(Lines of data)
━━━━━━━━

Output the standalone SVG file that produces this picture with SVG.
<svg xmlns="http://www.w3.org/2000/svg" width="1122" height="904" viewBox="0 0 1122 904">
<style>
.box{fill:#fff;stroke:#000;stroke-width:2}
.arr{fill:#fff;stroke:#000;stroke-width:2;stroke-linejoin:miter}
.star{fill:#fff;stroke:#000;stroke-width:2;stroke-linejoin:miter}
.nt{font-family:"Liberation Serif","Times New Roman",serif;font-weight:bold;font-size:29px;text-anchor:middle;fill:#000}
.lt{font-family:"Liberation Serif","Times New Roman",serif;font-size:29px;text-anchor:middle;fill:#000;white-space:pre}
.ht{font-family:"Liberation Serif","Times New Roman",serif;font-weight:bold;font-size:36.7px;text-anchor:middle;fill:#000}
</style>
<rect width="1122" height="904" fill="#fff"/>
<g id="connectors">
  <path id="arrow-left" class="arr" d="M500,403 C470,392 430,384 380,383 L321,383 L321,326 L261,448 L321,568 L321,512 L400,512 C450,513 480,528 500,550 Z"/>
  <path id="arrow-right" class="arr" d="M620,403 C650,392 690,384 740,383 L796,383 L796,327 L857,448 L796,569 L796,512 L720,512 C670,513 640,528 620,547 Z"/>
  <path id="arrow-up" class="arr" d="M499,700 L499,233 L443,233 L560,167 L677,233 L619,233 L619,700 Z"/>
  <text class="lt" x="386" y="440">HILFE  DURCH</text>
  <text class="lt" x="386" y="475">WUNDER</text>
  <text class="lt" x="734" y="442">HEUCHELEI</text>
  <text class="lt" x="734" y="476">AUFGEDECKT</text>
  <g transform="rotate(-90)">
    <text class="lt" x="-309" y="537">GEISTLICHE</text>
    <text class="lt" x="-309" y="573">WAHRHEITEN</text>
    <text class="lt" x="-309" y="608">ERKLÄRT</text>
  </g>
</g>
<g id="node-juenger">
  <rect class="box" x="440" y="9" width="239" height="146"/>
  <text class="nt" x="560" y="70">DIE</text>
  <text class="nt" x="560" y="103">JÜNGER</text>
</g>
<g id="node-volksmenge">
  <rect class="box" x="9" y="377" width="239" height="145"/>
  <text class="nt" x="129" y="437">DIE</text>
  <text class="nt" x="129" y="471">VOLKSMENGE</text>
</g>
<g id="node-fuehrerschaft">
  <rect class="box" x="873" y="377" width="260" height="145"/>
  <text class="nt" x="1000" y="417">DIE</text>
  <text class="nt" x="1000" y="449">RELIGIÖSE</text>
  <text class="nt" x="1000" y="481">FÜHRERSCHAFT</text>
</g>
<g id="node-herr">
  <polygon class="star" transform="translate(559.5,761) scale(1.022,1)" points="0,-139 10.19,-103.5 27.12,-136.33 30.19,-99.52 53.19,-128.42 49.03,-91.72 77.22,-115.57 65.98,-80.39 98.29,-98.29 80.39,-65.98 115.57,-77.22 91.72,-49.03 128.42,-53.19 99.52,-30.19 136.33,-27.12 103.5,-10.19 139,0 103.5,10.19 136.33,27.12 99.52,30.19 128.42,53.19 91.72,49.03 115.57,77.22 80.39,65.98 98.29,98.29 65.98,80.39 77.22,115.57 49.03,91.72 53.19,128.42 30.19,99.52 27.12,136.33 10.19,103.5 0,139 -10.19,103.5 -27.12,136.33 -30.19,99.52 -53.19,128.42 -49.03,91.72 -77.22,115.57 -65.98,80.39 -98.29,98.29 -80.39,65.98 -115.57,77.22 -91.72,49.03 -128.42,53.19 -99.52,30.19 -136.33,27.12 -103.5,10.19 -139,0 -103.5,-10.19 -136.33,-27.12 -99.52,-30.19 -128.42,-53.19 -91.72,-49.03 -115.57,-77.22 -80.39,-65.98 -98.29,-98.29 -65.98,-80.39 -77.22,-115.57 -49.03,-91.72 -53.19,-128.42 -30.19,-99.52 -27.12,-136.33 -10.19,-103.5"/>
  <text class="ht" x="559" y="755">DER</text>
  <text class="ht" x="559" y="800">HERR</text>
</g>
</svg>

━━━━━━━━

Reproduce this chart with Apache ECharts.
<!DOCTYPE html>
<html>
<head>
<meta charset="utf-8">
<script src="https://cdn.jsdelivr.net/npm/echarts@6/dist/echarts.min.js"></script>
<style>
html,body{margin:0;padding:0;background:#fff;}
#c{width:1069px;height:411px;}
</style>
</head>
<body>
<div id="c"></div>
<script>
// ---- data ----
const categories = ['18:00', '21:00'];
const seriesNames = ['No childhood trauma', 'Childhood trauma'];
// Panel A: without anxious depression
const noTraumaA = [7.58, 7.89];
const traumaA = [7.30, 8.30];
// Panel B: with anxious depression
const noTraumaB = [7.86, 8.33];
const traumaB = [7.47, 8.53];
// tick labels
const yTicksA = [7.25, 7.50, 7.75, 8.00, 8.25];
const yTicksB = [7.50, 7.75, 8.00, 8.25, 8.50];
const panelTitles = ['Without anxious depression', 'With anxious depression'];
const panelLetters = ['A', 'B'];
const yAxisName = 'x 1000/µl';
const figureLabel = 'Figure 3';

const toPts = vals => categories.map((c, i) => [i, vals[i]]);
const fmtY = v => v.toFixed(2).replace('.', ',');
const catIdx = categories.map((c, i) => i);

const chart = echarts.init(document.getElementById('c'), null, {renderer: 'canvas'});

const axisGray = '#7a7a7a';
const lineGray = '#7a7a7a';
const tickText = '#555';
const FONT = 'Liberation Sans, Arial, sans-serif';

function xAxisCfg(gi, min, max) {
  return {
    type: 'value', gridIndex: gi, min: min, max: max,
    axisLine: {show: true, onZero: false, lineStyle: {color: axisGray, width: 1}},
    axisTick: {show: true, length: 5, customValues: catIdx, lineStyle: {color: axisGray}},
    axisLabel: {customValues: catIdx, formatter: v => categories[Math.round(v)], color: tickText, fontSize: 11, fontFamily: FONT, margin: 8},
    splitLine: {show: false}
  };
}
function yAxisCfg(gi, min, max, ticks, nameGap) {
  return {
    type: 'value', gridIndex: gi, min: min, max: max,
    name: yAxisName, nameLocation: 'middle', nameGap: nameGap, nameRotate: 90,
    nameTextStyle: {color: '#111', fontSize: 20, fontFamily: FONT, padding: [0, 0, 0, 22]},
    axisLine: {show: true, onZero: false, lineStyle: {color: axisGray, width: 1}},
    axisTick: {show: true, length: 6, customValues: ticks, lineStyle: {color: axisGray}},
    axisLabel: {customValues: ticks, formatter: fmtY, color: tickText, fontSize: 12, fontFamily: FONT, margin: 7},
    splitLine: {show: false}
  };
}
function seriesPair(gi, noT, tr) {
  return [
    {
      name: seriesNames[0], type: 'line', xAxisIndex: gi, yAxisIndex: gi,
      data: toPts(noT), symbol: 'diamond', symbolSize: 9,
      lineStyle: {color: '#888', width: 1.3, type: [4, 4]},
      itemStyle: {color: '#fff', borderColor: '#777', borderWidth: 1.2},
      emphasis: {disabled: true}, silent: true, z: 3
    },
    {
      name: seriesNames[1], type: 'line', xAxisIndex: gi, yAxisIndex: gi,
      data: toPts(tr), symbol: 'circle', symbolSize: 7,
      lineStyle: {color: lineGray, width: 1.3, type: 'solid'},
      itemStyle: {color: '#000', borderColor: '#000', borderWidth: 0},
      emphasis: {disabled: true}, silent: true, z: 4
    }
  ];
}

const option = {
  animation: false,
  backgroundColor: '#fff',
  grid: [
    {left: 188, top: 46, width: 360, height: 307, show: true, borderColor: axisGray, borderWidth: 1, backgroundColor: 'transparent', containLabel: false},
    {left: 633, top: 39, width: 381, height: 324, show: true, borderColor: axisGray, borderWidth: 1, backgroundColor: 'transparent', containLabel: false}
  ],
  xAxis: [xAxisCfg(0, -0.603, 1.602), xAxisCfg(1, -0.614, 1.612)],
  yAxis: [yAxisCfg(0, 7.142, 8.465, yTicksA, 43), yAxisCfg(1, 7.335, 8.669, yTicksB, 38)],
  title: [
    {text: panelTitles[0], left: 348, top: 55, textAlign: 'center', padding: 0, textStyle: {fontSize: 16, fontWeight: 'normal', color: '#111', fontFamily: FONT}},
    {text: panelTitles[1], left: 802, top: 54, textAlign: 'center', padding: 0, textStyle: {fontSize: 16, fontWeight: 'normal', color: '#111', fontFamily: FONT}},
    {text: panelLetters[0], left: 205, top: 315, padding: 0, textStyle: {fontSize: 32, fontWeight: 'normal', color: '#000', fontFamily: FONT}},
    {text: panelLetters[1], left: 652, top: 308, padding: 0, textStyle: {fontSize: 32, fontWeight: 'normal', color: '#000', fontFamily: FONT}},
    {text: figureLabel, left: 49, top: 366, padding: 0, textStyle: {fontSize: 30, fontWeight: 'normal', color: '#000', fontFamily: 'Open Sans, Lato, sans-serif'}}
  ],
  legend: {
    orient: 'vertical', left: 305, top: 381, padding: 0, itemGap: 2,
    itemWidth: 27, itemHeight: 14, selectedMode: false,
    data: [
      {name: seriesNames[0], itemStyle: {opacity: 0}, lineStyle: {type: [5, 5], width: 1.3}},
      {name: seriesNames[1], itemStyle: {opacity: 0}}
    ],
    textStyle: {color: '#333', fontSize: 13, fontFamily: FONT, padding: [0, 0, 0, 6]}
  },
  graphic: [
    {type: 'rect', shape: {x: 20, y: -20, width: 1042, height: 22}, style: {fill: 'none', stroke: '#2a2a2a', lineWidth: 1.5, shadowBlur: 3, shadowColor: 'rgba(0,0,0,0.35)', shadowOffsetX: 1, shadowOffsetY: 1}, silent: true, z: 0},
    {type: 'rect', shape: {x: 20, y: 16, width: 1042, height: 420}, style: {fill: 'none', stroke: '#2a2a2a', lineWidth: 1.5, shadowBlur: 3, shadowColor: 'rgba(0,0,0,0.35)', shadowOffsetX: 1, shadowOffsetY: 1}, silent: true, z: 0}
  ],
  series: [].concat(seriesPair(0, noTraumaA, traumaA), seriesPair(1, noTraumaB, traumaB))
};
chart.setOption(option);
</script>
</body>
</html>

━━━━━━━━

Directive:
Copy all lines from the listing that contain "this".

Task output:
Output the standalone SVG file that produces this picture with SVG.
Reproduce this chart with Apache ECharts.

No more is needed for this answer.